Si ce même conseil s’oppose à la candidature de certains, pourquoi ne pas s’y conformer car la Constitution est au dessus de tous. En 1993 , le juge Kéba Mbaye avait démissionné et un autre en la personne de Maître Babacar Sèye assassiné mais cela n’a pas empêché la tenue à date échue de la présidentielle. L’article 31 de la constitution stipule pourtant que: « le scrutin pour l’élection du Président de la République a lieu quarante -cinq jours francs au plus et trente jours au moins avant la date de l’expiration du mandat du Président en fonction. Si la Présidence est vacante, par démission, empêchement définitif ou décès, le scrutin aura lieu dans les soixante jours au moins et quatre-vingt dix jours au plus, après la constatation de la vacance par le Conseil Constitutionnel ».
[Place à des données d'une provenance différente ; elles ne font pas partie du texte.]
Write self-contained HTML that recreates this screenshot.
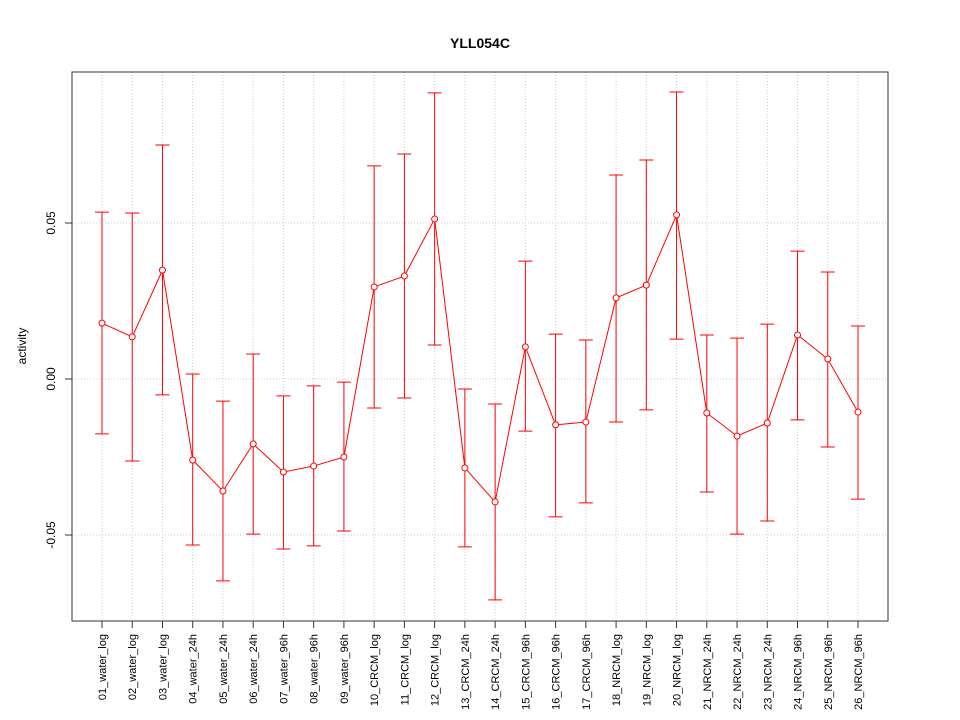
<!DOCTYPE html>
<html><head><meta charset="utf-8"><style>
body{margin:0;background:#fff}
svg{display:block;font-family:"Liberation Sans",Arial,sans-serif}
</style></head><body>
<svg id="chart" width="960" height="720" xmlns="http://www.w3.org/2000/svg">
<text x="480" y="48" text-anchor="middle" font-size="14" font-weight="bold">YLL054C</text>
<text transform="translate(26,346) rotate(-90)" text-anchor="middle" font-size="12">activity</text>
</svg>
<script>
const categories=["01_water_log","02_water_log","03_water_log","04_water_24h","05_water_24h","06_water_24h","07_water_96h","08_water_96h","09_water_96h","10_CRCM_log","11_CRCM_log","12_CRCM_log","13_CRCM_24h","14_CRCM_24h","15_CRCM_96h","16_CRCM_96h","17_CRCM_96h","18_NRCM_log","19_NRCM_log","20_NRCM_log","21_NRCM_24h","22_NRCM_24h","23_NRCM_24h","24_NRCM_96h","25_NRCM_96h","26_NRCM_96h"];
const means=[0.0179,0.0135,0.0349,-0.026,-0.0359,-0.0208,-0.0298,-0.0279,-0.025,0.0295,0.033,0.0513,-0.0285,-0.0394,0.0103,-0.0147,-0.0138,0.026,0.0301,0.0526,-0.0109,-0.0183,-0.0141,0.0141,0.0064,-0.0106];
const uppers=[0.0535,0.0532,0.075,0.0016,-0.0071,0.008,-0.0054,-0.0022,-0.001,0.0683,0.0721,0.0917,-0.0032,-0.008,0.0378,0.0144,0.0125,0.0654,0.0702,0.092,0.0141,0.0131,0.0176,0.041,0.0343,0.017];
const lowers=[-0.0176,-0.0263,-0.0051,-0.0532,-0.0647,-0.0497,-0.0545,-0.0535,-0.0487,-0.0093,-0.0061,0.0109,-0.0538,-0.0708,-0.0167,-0.0442,-0.0397,-0.0138,-0.0099,0.0128,-0.0362,-0.0497,-0.0455,-0.0131,-0.0218,-0.0385];
const yTicks=[-0.05,0,0.05];
const yTickLabels=["-0.05","0.00","0.05"];

const svg=document.getElementById('chart');
const NS="http://www.w3.org/2000/svg";
const L=72,R=888,T=72,B=621;
const xs=i=>102+i*(858-102)/(categories.length-1);
const ys=v=>379-v*3120;
function mk(tag,attrs){const e=document.createElementNS(NS,tag);for(const k in attrs)e.setAttribute(k,attrs[k]);svg.appendChild(e);return e;}

// grid
categories.forEach((c,i)=>{
  const g=mk('line',{x1:xs(i),x2:xs(i),y1:T,y2:B,stroke:'#ccc','stroke-dasharray':'1,2'});
  
  
});
yTicks.forEach((v,i)=>{
  const g=mk('line',{x1:L,x2:R,y1:ys(v),y2:ys(v),stroke:'#ccc','stroke-dasharray':'1,2'});
  
  
  const t=mk('line',{x1:L,x2:L-7,y1:ys(v),y2:ys(v),stroke:'#333'});
  
  
  const lb=mk('text',{transform:`translate(55,${ys(v)}) rotate(-90)`,'text-anchor':'middle','font-size':'12'});
  lb.textContent=yTickLabels[i];
  
  
});
// frame
const fr=mk('rect',{x:L,y:T,width:R-L,height:B-T,fill:'none',stroke:'#333'});


// x ticks/labels
categories.forEach((c,i)=>{
  const t=mk('line',{x1:xs(i),x2:xs(i),y1:B,y2:B+7,stroke:'#333'});
  
  
  const lb=mk('text',{transform:`translate(${xs(i)+4},634) rotate(-90)`,'text-anchor':'end','font-size':'11'});
  lb.textContent=c;
  
  
});
// error bars
categories.forEach((c,i)=>{
  const x=xs(i);
  const e=mk('path',{d:`M${x},${ys(uppers[i])}V${ys(lowers[i])}M${x-7},${ys(uppers[i])}H${x+7}M${x-7},${ys(lowers[i])}H${x+7}`,stroke:'#f00','stroke-width':1,fill:'none'});
  
  
});
// line
const ln=mk('polyline',{points:means.map((v,i)=>xs(i)+','+ys(v)).join(' '),fill:'none',stroke:'#f00'});


means.forEach((v,i)=>{
  const p=mk('circle',{cx:xs(i),cy:ys(v),r:3,fill:'#fff',stroke:'#f00'});
  
  
});
</script>
</body></html>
Donc celui qui est le garant de notre Charte fondamentale, comme le dit l’article 42, l’a tout simplement bafouée. À la suite des émeutes causées par ce report, de jeunes manifestants y ont perdu la vie, des enseignants sont incarcérés, des marches interdites, la presse brimée, l’internet coupé, les personnes en situation de handicap torturées.
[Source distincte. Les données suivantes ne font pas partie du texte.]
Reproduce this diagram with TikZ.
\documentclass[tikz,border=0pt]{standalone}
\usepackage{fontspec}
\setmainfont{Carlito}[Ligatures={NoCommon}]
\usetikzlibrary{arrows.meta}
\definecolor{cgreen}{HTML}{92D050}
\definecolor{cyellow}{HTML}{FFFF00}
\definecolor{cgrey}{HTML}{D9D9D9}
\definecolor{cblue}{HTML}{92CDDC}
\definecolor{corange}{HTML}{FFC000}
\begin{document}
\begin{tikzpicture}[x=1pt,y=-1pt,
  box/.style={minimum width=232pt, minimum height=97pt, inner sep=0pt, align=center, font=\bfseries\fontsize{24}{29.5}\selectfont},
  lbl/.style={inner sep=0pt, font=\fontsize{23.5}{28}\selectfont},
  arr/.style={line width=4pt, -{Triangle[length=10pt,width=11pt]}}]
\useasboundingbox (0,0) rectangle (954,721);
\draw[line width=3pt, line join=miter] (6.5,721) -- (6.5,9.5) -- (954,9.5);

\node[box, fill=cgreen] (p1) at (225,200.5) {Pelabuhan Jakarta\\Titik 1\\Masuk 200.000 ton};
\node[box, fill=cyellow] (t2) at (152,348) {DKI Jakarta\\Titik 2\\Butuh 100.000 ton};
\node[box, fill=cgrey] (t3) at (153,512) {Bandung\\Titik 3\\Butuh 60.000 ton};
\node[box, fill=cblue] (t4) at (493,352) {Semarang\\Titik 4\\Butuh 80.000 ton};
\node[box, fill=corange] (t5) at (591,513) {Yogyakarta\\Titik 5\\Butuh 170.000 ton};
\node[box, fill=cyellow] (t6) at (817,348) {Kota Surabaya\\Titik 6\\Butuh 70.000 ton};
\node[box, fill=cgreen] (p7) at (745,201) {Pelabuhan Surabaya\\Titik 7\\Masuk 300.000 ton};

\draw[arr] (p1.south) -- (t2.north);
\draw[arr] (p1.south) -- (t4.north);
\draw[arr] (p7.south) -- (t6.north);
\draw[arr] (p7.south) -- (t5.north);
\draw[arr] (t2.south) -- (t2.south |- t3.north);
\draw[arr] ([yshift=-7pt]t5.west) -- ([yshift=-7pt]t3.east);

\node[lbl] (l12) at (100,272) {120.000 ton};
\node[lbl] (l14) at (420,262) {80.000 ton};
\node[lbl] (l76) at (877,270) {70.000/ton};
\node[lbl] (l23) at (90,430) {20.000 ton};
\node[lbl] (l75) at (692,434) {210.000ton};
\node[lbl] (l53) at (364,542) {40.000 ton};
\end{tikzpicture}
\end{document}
Comme à son habitude le Président sort de ses gongs pour appeler à la retenue et dire à haute et intelligible voix que si la classe politique n’est pas capable de sortir de cette crise, il y a des forces plus organisées qui risqueront de nous gouverner. Un discours qui laisse bon nombre de nos compatriotes perplexes. Est- ce à dire que notre Président préfère cette hypothèse que de léguer le pouvoir à l’opposition ?
Depuis lors , la crise sociale s’est empirée avec la grève des syndicats, les manifestations qui vont crescendo avec des casses, des commerces fermés et saccagés…Sachant qu’il est en position inconfortable, il est, dans sa magnanimité et mansuétude, en train de mijoter une loi d’amnistie comme le sussurent certains, afin de sortir Ousmane Sonko des geôles ainsi que tous les autres détenus politiques. Nous avons eu la nouvelle par l’entremise de Pierre Goudiaby Atepa, ce même cadre casamançais qui était récemment traité d’escroc par le Chef de l’état.
Last but not least, nos anciens Présidents Diouf et Wade font une déclaration conjointe demandant aux acteurs politiques de pacifier l’espace. Sur ce communiqué, nous ne les avons pas malheureusement vu fustiger les décès via les bavures, le report de l’élection et les arrestations arbitraires. Comment peuvent-ils d’ailleurs acter ce report alors que le Conseil constitutionnel ne s’est pas encore prononcé? Rappelons que le Président Wade est jusqu’à l’heure où nous écrivons ces lignes le Secrétaire Général de son parti.
Les rapports du Président Diouf et l’actuel Chef d’état ne nous sont pas aussi méconnus. Nous pensons qu’ils tentent de couvrir leur lieutenant sous les oripeaux de cette déclaration conjointe. Notre pays a besoin de tous ses fils car l’enjeu est ailleurs. Avec la découverte des ressources pétrolières et gazières ainsi que le terrorisme qui nous guette nous avons l’obligation de conjuguer nos efforts pour émerger et éviter d’être infiltrés. Parfois on a envie de se demander si les hommes politiques méritent de nous gouverner. A défaut d’avoir des politiciens vertueux, est-ce qu’il ne faudrait pas choisir des technocrates et autres hommes ou femmes d’affaires?
Mamadou Lamine Biaye,
Coordonnateur Grand Parti SEDHIOU,
membre de la Convention des Cadres du Grand Parti.